»»
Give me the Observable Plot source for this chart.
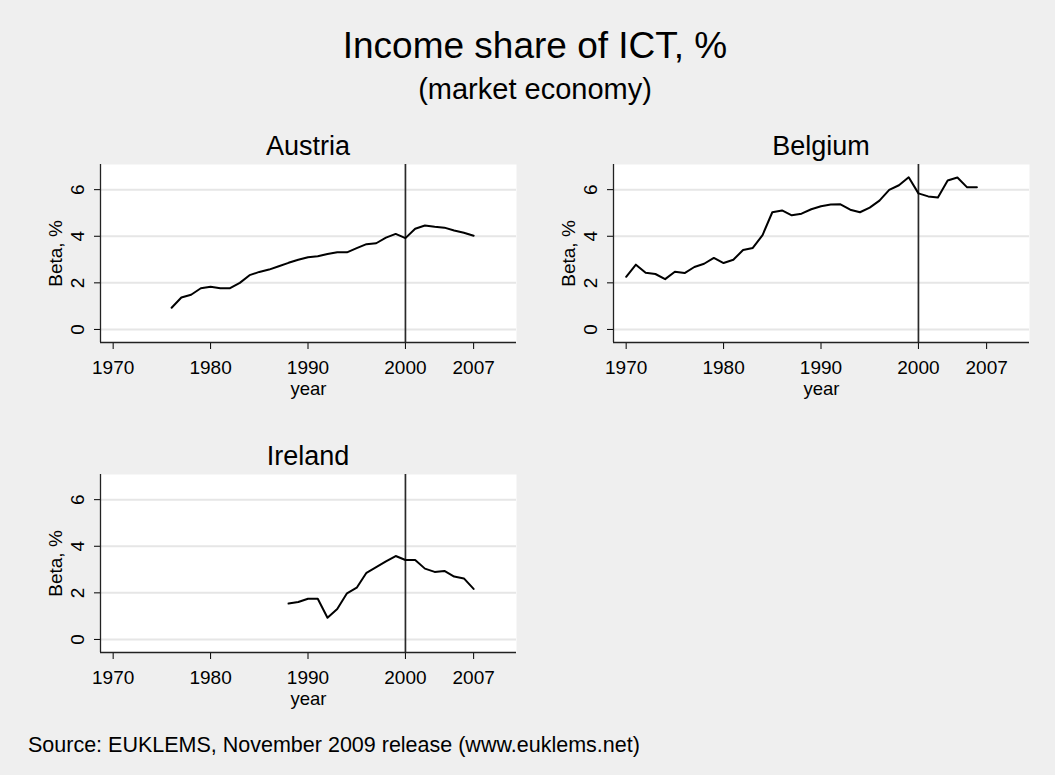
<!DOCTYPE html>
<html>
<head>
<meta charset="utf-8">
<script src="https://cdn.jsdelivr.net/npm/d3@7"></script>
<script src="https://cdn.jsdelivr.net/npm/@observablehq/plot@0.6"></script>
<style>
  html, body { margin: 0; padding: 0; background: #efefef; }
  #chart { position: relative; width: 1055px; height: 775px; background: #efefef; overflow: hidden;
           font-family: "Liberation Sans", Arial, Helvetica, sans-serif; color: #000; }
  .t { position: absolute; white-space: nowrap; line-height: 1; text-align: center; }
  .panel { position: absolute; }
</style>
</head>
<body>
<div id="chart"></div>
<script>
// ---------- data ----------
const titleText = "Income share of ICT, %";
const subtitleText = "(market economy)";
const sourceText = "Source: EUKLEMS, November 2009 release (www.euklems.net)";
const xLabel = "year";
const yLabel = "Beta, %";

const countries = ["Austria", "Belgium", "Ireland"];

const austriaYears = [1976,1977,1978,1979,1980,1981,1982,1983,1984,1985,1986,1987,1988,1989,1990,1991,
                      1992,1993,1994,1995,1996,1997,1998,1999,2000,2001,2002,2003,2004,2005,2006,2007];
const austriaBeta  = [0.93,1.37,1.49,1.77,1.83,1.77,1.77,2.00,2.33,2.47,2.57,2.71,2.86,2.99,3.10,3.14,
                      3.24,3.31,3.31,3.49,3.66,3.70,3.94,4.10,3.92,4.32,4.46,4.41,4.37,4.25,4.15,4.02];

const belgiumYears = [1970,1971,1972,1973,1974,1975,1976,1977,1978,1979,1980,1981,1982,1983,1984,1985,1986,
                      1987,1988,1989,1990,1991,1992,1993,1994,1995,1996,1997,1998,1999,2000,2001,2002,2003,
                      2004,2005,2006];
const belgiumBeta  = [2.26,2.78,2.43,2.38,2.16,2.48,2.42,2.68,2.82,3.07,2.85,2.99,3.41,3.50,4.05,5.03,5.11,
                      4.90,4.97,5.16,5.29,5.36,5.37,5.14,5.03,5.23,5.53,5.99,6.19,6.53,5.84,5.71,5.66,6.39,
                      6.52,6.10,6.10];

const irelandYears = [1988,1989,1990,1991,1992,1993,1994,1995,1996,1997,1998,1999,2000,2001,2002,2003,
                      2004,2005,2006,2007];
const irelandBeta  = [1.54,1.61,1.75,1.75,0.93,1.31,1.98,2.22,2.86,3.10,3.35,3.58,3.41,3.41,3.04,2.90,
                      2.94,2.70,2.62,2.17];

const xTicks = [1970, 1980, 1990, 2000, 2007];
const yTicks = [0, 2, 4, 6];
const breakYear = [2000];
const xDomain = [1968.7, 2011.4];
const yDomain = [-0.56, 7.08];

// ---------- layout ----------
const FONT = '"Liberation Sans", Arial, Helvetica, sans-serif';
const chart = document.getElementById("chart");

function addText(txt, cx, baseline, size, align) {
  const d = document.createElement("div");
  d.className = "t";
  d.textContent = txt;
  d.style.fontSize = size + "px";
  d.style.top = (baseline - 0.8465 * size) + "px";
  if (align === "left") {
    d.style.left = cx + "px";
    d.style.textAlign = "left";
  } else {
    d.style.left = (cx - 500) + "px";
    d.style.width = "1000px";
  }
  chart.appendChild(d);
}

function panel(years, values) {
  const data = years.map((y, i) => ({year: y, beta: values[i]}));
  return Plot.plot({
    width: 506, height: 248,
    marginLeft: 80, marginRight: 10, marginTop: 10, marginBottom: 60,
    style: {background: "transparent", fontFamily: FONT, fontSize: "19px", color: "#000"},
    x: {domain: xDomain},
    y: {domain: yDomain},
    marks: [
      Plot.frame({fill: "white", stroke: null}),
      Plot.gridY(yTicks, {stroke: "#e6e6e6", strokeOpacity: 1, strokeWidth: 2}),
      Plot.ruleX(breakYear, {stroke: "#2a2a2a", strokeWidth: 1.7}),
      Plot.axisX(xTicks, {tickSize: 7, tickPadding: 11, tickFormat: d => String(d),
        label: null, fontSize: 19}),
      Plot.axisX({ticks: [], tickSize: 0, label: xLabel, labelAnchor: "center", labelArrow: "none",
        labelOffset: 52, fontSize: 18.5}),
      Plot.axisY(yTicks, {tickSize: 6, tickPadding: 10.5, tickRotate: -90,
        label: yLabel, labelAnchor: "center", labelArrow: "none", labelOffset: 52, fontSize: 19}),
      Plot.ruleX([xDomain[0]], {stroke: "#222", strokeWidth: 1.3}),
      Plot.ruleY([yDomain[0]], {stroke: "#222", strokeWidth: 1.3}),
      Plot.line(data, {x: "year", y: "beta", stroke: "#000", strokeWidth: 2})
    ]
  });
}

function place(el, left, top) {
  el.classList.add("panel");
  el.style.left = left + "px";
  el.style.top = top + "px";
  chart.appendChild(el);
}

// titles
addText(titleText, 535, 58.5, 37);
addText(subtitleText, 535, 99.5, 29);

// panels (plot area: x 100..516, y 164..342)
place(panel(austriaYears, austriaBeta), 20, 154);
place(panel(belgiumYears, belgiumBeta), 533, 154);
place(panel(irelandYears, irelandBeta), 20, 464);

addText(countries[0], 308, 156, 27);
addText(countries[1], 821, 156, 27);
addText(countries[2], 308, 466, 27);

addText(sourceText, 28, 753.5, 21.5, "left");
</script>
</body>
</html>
««
▶ Stated problem:
Check each line above for the word "chart" and copy the ones that have it.

▶ Task solution:
Give me the Observable Plot source for this chart.
  #chart { position: relative; width: 1055px; height: 775px; background: #efefef; overflow: hidden;
<div id="chart"></div>
const chart = document.getElementById("chart");
  chart.appendChild(d);
  chart.appendChild(el);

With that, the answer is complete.